For something that seemed so commonplace on the streets of Salt Lake City, where I grew up, bike lanes evoked deep passions on both side of the issue amongst Arlington’s citizens, spawning the anti-bike lane group, Save Our Streets, and the pro-bike lane group, Bike Friendly Arlington.

Bike Lanes on 200 S in Salt Lake City -- image courtesy of http://www.ci.slc.ut.us/transportation/bicycletraffic/. In this case, the mid-nineteenth century city planning wisdom of Brigham Young has paid off for Salt Lake, as Young's desire to have streets wide enough for a team of four oxen and a wagon to make a U-turn, has created plenty of real estate for bike lanes, traffic lanes, and on-street parking.
Additionally, bike lanes have also gained meme superstardom status in recent weeks thanks to this YouTube video:
Now, I’m firmly in the pro-bike lane camp. Bikes, and the additional construction of lanes and parking to accommodate them, have been a huge part of revitalizing and popularizing Magnolia Avenue in Fort Worth, which is the northern end of my Fairmount neighborhood. (For details on these developments, and all other things urban-related in Fort Worth, check out Kevin Buchanan’s excellent FortWorthology blog).

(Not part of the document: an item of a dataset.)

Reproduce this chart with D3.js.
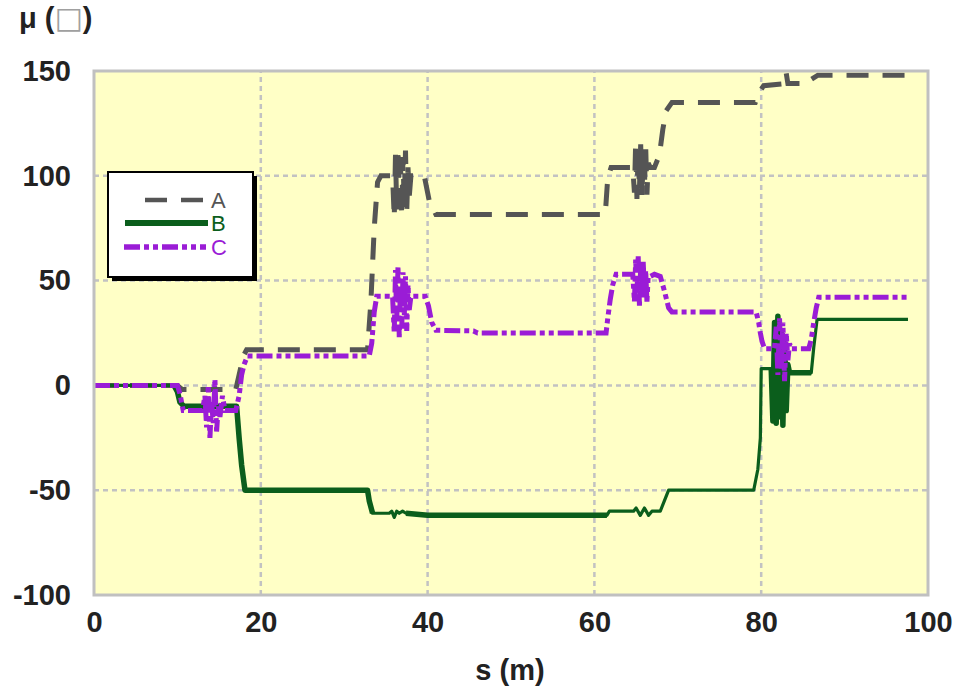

Bike lanes have been a boon for the businesses on Magnolia and they’ve also fostered some really wonderful bike-centric communities that have been incredibly friendly and welcoming. In short, I think they’re a great thing and I find the opposition to them pretty perplexing and rooted in an unappealing notion of what makes a “good” community.
So, last night was the big Arlington City Council meeting where the vote took place to decide on whether to approve a $55 million bike and hike master plan that would expand and improve the bicycling amenities in Arlington. By a tight 5-4 vote, the plan passed, and while I didn’t make the meeting, many of by bike-community friends did and played an important role in advocating on behalf of this infrastructural element that makes cities more livable, friendly, recreation-oriented, and open to forms of commuting and transportation other than the automobile.
In reading the article about the meeting and the vote, I found myself bemused by Arlington Councilman Mel LeBlanc’s attack on bike lanes:
“The city of the future is not the city that puts bike paths in,” LeBlanc said. “It’s the city … that has a very low tax rate and a very low debt ratio. The city of the future is the city you can move to and not be robbed by taxes.”
The Futurist’s joy in the simultaneity of experience summarized the change which, as our own century opened, was pressing in upon all sides and was symbolized by the revolution of communications: railways, the automobile and even the bicycle – the culture of space and time was being transformed.
Additionally, very recent scholarship by Bernard Vere has honed in exclusively on Futurist representations of the bicycle.
So, perhaps LeBlanc needs to get into the 21st century (and learn something about the past hundred years) and recognize that even century-old notions of the future have always included the bicycle.